# Short exercise
Begin with the line that contains "Write a component" and end with the line that contains "import * as echarts from 'echarts';", transcribing exactly each line in that stretch and no other.

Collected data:
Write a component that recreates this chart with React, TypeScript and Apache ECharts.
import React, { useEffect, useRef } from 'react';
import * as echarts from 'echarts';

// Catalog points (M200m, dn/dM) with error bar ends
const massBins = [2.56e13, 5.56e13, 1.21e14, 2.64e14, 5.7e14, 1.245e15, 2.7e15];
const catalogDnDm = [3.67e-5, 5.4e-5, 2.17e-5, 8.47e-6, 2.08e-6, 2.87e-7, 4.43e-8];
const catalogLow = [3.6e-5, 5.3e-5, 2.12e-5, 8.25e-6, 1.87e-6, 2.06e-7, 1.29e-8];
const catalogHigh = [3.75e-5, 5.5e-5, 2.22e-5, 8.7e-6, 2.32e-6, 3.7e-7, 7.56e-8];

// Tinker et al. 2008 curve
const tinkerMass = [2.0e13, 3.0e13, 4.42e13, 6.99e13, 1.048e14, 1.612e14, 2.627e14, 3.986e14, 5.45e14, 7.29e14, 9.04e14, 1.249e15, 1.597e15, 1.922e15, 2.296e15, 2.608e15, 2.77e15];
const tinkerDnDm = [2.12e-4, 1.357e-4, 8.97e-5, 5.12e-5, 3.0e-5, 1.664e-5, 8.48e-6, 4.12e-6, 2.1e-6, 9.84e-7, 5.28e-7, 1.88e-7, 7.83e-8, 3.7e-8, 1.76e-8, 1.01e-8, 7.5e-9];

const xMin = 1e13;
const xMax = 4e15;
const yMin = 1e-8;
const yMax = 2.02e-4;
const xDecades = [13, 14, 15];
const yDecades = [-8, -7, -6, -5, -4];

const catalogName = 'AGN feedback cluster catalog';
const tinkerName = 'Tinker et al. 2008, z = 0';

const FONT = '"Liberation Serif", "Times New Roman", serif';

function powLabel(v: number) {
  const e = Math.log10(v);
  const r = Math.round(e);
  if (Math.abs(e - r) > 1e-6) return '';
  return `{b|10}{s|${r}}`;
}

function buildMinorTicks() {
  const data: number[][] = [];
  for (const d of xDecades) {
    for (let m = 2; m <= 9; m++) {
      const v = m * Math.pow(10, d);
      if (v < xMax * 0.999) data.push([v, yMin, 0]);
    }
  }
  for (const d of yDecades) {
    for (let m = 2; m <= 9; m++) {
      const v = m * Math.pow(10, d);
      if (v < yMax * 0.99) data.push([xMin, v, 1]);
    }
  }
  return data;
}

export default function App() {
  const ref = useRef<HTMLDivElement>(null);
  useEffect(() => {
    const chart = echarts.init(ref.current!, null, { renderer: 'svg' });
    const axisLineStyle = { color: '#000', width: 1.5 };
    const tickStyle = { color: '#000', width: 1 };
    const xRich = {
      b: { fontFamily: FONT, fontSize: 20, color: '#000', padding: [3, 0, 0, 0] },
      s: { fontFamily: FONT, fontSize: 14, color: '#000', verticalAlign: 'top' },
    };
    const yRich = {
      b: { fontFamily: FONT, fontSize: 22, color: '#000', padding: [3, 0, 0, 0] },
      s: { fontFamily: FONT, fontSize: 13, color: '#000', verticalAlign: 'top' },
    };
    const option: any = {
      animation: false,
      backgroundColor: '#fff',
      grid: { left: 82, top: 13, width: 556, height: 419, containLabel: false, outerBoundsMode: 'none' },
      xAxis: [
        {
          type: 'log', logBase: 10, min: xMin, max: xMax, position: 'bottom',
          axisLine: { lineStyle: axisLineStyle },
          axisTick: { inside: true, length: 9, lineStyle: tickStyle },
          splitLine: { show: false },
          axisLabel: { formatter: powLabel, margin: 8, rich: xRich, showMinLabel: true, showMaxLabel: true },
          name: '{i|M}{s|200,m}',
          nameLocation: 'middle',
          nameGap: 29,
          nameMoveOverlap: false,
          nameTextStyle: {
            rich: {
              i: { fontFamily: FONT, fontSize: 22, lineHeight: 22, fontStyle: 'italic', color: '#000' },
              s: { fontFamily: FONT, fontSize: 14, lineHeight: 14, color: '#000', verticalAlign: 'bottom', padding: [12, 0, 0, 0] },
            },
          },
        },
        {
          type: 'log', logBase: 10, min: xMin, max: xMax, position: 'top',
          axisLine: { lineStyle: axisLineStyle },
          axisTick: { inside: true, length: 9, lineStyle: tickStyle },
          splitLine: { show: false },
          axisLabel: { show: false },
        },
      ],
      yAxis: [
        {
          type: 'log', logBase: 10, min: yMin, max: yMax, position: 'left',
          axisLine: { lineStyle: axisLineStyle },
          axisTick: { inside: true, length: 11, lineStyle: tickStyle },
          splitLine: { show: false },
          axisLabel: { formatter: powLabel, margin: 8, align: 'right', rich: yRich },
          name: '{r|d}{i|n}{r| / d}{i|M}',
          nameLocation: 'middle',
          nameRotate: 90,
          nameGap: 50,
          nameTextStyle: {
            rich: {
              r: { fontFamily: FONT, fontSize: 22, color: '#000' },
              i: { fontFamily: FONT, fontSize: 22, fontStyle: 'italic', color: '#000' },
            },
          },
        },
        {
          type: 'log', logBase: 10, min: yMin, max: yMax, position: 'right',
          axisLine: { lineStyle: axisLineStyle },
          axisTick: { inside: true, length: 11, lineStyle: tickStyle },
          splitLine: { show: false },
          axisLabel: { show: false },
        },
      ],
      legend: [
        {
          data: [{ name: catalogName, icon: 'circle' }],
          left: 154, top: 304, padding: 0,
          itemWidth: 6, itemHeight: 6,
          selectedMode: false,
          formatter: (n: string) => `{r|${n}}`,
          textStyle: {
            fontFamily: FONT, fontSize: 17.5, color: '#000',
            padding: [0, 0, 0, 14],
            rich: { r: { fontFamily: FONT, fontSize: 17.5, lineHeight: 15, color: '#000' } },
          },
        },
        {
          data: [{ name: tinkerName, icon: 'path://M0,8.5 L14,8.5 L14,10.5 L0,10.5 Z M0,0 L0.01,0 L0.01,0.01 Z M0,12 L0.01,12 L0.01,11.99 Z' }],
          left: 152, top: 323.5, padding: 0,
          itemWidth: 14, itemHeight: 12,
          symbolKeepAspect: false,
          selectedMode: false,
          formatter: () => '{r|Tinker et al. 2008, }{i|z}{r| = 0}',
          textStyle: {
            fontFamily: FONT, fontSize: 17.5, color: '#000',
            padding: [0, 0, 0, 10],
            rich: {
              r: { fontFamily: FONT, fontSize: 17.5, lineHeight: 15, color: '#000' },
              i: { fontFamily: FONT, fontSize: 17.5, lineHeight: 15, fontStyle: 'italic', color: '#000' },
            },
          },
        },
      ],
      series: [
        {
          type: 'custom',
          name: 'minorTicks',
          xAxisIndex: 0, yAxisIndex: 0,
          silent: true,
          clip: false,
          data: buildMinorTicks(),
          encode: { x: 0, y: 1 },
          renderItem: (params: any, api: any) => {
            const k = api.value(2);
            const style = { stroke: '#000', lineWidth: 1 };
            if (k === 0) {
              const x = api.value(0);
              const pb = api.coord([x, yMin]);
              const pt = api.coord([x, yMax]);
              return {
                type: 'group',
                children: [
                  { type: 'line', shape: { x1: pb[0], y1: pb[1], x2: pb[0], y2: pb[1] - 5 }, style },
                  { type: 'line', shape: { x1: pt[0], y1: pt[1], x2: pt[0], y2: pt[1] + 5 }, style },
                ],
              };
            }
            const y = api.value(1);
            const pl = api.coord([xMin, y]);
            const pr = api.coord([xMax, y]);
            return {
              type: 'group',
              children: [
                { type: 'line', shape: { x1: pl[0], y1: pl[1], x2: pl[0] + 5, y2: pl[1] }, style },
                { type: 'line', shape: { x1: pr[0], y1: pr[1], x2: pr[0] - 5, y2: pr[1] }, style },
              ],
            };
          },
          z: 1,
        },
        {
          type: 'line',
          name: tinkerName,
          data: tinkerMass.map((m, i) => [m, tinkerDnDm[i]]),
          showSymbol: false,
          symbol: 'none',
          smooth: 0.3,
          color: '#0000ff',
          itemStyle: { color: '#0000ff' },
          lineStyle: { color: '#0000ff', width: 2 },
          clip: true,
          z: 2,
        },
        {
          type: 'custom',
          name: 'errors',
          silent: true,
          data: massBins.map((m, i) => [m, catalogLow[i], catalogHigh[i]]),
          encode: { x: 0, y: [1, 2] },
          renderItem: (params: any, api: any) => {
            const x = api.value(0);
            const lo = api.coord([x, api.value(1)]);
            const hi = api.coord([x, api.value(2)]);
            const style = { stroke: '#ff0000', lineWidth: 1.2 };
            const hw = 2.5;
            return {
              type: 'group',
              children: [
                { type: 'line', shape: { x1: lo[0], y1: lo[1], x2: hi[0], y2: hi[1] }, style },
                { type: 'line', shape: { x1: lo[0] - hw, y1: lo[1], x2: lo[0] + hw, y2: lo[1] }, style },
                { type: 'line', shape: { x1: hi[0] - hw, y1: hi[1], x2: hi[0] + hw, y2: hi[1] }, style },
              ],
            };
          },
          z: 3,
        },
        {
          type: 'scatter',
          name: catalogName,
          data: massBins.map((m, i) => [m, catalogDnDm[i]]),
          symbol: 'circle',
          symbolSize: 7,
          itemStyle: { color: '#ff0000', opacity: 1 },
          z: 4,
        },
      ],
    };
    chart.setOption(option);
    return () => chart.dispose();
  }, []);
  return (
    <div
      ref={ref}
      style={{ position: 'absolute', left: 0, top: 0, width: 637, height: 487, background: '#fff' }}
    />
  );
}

--

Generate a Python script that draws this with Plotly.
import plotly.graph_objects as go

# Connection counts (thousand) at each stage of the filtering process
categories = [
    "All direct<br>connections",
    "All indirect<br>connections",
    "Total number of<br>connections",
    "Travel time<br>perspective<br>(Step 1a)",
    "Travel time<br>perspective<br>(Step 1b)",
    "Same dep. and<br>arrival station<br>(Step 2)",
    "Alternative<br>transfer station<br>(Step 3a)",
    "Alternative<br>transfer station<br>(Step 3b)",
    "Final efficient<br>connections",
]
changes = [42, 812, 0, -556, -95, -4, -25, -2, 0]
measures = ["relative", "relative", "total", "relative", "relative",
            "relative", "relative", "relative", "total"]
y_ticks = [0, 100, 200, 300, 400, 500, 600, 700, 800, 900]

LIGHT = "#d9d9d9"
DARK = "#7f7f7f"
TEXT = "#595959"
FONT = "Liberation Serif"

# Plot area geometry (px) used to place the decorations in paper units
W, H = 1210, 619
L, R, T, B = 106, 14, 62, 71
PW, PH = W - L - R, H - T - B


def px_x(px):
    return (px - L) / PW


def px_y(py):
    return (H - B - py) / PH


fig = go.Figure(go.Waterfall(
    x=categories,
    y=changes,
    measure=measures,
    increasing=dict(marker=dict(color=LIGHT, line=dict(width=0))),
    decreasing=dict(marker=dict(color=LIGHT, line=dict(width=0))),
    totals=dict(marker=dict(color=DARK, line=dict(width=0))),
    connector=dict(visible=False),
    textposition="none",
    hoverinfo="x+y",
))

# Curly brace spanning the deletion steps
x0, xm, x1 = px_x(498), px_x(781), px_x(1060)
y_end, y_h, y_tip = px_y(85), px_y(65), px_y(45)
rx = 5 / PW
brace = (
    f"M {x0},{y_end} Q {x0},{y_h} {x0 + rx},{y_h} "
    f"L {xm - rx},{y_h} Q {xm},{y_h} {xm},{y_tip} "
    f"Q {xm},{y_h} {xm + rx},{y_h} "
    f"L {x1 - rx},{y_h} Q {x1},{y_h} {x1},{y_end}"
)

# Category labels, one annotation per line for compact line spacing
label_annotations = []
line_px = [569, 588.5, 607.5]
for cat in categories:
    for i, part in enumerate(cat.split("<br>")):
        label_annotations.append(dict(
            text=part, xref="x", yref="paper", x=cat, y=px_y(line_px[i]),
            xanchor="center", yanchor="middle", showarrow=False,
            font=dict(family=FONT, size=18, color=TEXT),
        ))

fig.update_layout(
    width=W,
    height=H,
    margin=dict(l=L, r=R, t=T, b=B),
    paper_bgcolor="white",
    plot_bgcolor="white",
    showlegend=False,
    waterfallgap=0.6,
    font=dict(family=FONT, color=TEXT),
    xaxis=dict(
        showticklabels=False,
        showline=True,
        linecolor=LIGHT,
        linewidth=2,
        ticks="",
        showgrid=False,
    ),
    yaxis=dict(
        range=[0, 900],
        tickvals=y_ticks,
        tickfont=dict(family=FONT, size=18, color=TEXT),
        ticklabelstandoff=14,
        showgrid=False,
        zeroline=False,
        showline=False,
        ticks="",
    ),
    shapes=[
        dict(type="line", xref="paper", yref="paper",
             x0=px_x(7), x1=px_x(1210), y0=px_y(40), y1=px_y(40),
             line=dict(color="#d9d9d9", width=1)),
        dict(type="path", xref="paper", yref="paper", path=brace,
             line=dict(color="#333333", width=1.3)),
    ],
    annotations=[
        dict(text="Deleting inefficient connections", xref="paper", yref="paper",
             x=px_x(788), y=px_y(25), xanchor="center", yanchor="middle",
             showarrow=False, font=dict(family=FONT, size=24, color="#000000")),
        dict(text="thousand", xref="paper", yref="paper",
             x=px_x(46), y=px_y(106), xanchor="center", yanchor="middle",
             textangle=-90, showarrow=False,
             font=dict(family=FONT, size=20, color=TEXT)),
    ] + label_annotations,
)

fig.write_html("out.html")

# Result
Write a component that recreates this chart with React, TypeScript and Apache ECharts.
import React, { useEffect, useRef } from 'react';
import * as echarts from 'echarts';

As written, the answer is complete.